▶ Aim
Write out exactly the lines of the entries below from the one holding "Reproduce this chart with Apache ECharts." to the one holding "const pcpControl = [3, 80, 8.5, 8.5];", inclusive, and leave out all other lines.
++++++++
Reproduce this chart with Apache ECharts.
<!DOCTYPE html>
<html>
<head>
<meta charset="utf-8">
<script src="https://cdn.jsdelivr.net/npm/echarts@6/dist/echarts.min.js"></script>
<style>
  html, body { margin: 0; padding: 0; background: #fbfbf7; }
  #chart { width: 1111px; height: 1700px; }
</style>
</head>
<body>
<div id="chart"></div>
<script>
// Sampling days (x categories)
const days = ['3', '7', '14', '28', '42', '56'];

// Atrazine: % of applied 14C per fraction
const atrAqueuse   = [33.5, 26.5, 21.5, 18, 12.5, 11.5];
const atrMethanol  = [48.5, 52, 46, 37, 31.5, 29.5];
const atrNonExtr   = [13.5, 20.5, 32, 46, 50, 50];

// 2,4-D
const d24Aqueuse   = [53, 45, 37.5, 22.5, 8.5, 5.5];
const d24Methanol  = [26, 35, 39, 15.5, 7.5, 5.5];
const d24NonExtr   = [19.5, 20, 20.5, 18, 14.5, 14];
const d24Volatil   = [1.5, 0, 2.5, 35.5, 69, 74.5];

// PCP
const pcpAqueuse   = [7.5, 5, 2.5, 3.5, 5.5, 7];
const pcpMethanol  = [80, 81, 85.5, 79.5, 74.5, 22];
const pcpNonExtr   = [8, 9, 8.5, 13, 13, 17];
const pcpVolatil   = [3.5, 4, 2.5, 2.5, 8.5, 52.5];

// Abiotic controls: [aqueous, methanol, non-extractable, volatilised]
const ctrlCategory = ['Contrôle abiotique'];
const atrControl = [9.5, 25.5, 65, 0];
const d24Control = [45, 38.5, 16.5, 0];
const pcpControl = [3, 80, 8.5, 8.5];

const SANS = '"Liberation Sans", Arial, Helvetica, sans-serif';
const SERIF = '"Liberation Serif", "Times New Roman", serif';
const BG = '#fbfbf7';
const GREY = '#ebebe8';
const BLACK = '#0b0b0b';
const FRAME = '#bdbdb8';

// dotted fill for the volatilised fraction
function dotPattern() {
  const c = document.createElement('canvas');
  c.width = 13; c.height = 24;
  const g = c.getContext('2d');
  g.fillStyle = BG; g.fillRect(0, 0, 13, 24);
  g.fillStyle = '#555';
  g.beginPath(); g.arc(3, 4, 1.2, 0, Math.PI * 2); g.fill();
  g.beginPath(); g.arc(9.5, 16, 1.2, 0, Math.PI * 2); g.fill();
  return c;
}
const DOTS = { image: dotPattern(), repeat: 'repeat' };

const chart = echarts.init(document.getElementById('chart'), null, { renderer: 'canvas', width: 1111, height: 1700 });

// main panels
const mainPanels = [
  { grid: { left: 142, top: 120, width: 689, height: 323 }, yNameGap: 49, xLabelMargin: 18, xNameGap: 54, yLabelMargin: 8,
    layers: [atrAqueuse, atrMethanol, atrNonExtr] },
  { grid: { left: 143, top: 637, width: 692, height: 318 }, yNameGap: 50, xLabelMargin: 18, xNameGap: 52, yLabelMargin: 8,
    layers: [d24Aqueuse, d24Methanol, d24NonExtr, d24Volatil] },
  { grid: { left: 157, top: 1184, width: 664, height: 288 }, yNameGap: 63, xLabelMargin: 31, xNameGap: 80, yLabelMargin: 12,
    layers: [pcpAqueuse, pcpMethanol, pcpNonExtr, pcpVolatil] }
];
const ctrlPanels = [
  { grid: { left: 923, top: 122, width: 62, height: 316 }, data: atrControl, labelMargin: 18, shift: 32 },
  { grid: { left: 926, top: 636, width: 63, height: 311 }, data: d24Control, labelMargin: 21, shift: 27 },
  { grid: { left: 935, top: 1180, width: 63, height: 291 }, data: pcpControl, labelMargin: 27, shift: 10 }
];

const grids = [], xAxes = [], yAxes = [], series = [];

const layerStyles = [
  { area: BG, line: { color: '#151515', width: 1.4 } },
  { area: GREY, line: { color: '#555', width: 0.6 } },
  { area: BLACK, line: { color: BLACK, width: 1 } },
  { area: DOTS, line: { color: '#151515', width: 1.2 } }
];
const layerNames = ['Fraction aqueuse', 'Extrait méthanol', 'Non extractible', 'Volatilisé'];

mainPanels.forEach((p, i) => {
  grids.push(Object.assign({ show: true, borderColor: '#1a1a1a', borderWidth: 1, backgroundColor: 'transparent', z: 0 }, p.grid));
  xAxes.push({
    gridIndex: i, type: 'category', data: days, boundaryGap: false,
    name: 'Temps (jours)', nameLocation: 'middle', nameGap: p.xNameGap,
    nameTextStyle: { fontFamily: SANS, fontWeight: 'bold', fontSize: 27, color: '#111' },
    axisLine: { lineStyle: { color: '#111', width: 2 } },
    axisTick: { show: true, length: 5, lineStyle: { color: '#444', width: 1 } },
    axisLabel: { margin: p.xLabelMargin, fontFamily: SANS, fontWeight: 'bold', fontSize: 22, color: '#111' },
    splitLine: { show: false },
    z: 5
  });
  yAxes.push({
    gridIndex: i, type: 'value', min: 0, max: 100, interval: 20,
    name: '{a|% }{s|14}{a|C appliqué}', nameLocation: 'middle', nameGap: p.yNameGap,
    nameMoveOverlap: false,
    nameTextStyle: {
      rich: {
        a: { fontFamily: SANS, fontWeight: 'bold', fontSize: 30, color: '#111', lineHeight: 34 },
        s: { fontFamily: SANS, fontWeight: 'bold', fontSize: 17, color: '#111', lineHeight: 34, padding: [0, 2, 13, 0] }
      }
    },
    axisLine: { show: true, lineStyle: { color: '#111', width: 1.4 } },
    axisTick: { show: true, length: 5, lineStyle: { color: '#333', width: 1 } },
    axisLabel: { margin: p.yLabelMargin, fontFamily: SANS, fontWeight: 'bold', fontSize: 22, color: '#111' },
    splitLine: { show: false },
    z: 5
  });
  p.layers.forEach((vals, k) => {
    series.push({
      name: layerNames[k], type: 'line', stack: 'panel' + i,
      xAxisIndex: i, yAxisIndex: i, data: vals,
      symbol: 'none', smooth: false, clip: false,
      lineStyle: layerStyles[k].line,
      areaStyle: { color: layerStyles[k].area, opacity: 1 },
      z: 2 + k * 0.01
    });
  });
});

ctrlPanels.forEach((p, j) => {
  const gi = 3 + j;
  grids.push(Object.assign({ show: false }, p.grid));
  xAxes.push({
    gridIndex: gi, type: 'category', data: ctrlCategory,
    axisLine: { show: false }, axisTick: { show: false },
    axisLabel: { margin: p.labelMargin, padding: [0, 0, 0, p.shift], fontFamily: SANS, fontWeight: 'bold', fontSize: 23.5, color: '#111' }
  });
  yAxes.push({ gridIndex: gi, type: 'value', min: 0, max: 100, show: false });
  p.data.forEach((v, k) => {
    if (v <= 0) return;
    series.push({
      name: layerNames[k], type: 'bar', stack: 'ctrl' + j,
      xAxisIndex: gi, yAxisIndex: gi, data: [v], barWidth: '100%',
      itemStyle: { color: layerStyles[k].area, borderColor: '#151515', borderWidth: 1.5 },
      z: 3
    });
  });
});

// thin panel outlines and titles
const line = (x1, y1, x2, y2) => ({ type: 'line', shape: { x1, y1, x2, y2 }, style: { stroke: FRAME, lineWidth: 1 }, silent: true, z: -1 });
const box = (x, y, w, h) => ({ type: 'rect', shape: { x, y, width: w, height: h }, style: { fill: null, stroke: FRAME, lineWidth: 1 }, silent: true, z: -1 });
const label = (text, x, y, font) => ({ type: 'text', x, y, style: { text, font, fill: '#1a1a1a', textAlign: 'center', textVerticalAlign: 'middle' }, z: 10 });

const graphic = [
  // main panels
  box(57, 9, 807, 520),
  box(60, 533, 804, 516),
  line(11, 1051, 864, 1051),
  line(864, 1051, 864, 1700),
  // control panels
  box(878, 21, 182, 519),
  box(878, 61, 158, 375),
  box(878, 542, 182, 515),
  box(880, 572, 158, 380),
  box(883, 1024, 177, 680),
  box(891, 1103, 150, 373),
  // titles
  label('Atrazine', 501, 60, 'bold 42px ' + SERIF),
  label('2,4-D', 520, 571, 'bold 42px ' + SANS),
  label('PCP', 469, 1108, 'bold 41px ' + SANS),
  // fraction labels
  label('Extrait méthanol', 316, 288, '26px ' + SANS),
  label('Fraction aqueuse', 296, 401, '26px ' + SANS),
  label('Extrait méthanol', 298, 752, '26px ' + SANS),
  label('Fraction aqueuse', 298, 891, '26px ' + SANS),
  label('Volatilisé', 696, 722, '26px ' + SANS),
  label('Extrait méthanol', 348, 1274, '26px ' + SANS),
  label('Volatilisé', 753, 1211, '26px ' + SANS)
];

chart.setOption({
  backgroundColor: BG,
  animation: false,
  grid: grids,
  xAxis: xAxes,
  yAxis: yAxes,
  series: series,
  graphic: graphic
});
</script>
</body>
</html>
++++++++
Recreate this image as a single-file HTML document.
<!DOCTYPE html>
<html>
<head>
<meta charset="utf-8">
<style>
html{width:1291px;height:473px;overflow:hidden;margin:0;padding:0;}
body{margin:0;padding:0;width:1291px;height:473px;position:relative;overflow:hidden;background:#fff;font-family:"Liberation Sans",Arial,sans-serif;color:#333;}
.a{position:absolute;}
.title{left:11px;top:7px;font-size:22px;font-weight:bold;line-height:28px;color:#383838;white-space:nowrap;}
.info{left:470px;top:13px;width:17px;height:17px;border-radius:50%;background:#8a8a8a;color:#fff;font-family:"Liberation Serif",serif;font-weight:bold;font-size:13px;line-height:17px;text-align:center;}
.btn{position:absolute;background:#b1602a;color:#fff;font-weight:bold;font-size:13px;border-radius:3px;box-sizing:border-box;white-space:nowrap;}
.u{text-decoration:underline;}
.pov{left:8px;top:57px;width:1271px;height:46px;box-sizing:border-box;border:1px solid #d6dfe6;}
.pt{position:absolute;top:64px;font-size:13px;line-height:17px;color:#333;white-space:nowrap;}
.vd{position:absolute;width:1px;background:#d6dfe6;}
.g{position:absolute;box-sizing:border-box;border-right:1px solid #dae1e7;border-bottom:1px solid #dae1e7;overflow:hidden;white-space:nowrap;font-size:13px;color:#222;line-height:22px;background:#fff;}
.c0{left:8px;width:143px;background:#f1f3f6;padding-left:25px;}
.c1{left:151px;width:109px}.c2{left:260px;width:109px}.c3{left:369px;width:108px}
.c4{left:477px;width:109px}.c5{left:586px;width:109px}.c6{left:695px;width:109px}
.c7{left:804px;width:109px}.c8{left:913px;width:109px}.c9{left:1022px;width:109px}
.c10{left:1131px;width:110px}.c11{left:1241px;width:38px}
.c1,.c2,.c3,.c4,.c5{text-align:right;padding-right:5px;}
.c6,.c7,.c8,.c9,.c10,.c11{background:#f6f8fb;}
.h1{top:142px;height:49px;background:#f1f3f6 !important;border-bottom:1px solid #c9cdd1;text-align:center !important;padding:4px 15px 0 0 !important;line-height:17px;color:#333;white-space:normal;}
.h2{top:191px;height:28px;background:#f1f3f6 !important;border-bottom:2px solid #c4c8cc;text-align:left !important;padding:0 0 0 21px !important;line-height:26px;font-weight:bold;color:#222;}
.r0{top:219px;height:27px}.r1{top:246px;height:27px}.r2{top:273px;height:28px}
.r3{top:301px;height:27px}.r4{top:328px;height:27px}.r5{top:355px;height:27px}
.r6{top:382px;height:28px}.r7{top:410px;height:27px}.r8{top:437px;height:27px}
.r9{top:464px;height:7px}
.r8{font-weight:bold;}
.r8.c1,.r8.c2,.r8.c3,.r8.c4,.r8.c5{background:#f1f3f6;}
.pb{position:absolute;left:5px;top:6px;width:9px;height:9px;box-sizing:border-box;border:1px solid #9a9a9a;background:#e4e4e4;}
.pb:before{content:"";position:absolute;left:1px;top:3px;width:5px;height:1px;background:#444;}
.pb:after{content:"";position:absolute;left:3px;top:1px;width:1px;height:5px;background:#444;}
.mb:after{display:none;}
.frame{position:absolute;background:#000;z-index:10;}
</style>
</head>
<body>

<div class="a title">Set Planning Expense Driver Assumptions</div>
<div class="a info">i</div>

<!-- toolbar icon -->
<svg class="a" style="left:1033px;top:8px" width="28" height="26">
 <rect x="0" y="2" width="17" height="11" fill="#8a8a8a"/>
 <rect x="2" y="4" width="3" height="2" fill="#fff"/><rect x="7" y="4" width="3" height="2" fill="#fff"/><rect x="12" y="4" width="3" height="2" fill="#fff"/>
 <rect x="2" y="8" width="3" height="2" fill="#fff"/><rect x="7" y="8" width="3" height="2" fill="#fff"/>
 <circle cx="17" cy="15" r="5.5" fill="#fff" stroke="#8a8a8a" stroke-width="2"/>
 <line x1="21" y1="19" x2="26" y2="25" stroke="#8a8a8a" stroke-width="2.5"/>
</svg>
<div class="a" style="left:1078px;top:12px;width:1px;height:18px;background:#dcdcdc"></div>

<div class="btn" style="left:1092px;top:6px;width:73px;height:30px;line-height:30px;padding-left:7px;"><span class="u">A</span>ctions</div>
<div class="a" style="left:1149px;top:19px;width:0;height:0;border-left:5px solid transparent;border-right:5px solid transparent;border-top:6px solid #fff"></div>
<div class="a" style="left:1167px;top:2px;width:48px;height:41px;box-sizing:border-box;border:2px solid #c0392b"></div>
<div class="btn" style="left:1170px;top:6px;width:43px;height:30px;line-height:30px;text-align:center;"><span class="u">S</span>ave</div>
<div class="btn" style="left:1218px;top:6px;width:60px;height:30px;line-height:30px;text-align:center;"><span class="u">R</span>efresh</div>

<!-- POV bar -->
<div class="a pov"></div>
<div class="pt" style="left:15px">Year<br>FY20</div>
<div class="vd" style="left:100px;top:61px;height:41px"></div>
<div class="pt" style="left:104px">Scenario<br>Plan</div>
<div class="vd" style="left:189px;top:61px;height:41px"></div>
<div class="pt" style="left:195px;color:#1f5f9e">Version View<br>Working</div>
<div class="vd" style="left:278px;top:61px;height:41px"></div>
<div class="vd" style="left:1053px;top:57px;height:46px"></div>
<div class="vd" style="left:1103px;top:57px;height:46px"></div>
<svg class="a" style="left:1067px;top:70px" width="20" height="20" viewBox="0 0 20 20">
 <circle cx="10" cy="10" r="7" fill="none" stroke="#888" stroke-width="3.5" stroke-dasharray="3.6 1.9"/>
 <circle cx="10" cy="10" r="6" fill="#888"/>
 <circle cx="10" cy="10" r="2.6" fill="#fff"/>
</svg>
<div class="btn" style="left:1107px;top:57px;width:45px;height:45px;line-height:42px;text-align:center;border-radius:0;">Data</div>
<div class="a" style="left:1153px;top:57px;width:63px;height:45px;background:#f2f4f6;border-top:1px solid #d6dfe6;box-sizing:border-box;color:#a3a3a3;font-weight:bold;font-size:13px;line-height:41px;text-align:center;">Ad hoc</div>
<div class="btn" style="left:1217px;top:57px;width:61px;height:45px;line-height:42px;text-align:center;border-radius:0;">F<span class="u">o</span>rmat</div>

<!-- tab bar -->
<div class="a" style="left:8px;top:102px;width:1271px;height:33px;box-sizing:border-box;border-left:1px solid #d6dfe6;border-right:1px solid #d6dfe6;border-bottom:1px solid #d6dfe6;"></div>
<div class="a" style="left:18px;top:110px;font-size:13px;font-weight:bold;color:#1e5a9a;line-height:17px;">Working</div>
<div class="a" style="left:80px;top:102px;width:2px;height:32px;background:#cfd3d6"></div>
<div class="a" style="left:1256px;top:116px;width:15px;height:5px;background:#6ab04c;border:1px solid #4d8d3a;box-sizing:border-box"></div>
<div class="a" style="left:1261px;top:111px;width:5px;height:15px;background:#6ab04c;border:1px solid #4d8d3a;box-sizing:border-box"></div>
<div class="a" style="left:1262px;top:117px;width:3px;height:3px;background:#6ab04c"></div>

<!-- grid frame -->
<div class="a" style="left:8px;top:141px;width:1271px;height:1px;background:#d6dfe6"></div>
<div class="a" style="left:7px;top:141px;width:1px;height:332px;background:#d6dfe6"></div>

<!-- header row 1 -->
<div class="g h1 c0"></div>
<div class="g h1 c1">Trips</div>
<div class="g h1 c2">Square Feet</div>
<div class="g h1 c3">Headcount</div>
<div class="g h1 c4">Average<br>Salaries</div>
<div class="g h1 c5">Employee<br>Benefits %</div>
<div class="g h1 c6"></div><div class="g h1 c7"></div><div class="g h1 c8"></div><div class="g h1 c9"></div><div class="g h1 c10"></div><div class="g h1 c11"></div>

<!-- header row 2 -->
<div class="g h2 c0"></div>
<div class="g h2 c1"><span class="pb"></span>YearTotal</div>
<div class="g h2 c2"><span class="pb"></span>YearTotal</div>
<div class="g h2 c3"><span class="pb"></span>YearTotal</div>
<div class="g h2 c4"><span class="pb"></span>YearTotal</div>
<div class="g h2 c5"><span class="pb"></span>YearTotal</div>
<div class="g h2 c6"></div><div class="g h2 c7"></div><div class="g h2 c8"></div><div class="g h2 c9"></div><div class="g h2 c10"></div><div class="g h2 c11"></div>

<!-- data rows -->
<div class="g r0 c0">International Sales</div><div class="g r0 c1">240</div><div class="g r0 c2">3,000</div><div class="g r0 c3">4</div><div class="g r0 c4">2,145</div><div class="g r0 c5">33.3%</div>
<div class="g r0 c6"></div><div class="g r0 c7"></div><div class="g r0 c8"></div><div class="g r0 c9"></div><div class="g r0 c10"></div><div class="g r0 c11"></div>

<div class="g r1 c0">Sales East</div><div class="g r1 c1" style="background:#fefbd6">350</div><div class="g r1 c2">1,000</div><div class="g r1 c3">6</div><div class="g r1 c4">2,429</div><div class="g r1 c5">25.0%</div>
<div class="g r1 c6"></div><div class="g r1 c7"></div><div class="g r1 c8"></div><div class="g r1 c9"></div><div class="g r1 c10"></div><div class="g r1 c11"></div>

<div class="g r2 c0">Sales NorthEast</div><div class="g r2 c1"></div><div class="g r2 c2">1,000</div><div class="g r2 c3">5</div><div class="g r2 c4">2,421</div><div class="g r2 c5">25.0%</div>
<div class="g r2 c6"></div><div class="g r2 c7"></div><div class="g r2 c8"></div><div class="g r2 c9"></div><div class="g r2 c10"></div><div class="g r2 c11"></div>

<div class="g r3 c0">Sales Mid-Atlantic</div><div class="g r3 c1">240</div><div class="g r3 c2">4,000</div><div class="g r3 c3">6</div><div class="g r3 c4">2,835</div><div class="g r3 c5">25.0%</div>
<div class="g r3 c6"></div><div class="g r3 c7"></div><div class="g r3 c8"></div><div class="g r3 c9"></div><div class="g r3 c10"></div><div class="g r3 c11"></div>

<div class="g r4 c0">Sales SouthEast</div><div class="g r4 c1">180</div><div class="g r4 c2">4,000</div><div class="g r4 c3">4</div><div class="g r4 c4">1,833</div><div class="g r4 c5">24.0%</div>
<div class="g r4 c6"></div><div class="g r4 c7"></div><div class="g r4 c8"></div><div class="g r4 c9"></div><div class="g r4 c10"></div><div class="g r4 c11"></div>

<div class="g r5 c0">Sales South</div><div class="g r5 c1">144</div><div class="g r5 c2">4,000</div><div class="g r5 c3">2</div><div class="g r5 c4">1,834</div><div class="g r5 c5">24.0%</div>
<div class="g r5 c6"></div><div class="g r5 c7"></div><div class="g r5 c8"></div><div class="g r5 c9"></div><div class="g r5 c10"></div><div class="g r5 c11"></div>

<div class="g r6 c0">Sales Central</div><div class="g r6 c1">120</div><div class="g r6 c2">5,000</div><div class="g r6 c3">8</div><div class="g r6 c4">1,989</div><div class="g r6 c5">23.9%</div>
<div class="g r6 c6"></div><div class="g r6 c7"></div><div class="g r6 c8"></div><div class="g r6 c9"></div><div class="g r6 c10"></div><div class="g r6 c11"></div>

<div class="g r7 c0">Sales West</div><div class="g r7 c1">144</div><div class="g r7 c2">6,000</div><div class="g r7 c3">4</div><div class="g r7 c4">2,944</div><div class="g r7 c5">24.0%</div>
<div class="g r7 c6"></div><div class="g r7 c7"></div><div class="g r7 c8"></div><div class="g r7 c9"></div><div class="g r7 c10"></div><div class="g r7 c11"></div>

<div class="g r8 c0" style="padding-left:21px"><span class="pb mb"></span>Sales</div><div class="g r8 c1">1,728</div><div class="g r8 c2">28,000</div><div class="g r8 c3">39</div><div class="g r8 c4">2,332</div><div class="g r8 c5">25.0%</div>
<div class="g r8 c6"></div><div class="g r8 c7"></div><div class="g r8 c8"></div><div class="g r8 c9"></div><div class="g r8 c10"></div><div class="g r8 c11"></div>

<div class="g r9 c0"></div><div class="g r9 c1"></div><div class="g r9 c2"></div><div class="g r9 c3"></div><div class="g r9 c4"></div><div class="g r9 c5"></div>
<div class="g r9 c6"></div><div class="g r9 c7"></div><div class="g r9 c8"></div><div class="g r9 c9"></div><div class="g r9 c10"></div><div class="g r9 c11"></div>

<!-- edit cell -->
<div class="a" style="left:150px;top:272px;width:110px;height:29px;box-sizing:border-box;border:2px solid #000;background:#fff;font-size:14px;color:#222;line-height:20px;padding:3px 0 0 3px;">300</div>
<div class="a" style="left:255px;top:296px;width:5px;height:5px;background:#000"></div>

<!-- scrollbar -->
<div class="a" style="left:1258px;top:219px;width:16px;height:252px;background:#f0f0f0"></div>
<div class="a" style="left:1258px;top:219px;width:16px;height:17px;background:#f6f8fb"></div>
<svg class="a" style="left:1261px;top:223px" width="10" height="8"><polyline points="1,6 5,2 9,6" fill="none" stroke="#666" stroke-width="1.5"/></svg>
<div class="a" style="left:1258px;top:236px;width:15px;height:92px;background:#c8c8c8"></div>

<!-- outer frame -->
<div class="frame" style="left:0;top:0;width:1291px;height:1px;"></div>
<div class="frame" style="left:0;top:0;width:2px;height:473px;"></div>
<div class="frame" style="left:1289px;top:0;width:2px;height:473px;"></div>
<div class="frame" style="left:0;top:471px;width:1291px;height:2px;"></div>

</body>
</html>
++++++++
▶ Result of this exercise
Reproduce this chart with Apache ECharts.
<!DOCTYPE html>
<html>
<head>
<meta charset="utf-8">
<script src="https://cdn.jsdelivr.net/npm/echarts@6/dist/echarts.min.js"></script>
<style>
  html, body { margin: 0; padding: 0; background: #fbfbf7; }
  #chart { width: 1111px; height: 1700px; }
</style>
</head>
<body>
<div id="chart"></div>
<script>
// Sampling days (x categories)
const days = ['3', '7', '14', '28', '42', '56'];

// Atrazine: % of applied 14C per fraction
const atrAqueuse   = [33.5, 26.5, 21.5, 18, 12.5, 11.5];
const atrMethanol  = [48.5, 52, 46, 37, 31.5, 29.5];
const atrNonExtr   = [13.5, 20.5, 32, 46, 50, 50];

// 2,4-D
const d24Aqueuse   = [53, 45, 37.5, 22.5, 8.5, 5.5];
const d24Methanol  = [26, 35, 39, 15.5, 7.5, 5.5];
const d24NonExtr   = [19.5, 20, 20.5, 18, 14.5, 14];
const d24Volatil   = [1.5, 0, 2.5, 35.5, 69, 74.5];

// PCP
const pcpAqueuse   = [7.5, 5, 2.5, 3.5, 5.5, 7];
const pcpMethanol  = [80, 81, 85.5, 79.5, 74.5, 22];
const pcpNonExtr   = [8, 9, 8.5, 13, 13, 17];
const pcpVolatil   = [3.5, 4, 2.5, 2.5, 8.5, 52.5];

// Abiotic controls: [aqueous, methanol, non-extractable, volatilised]
const ctrlCategory = ['Contrôle abiotique'];
const atrControl = [9.5, 25.5, 65, 0];
const d24Control = [45, 38.5, 16.5, 0];
const pcpControl = [3, 80, 8.5, 8.5];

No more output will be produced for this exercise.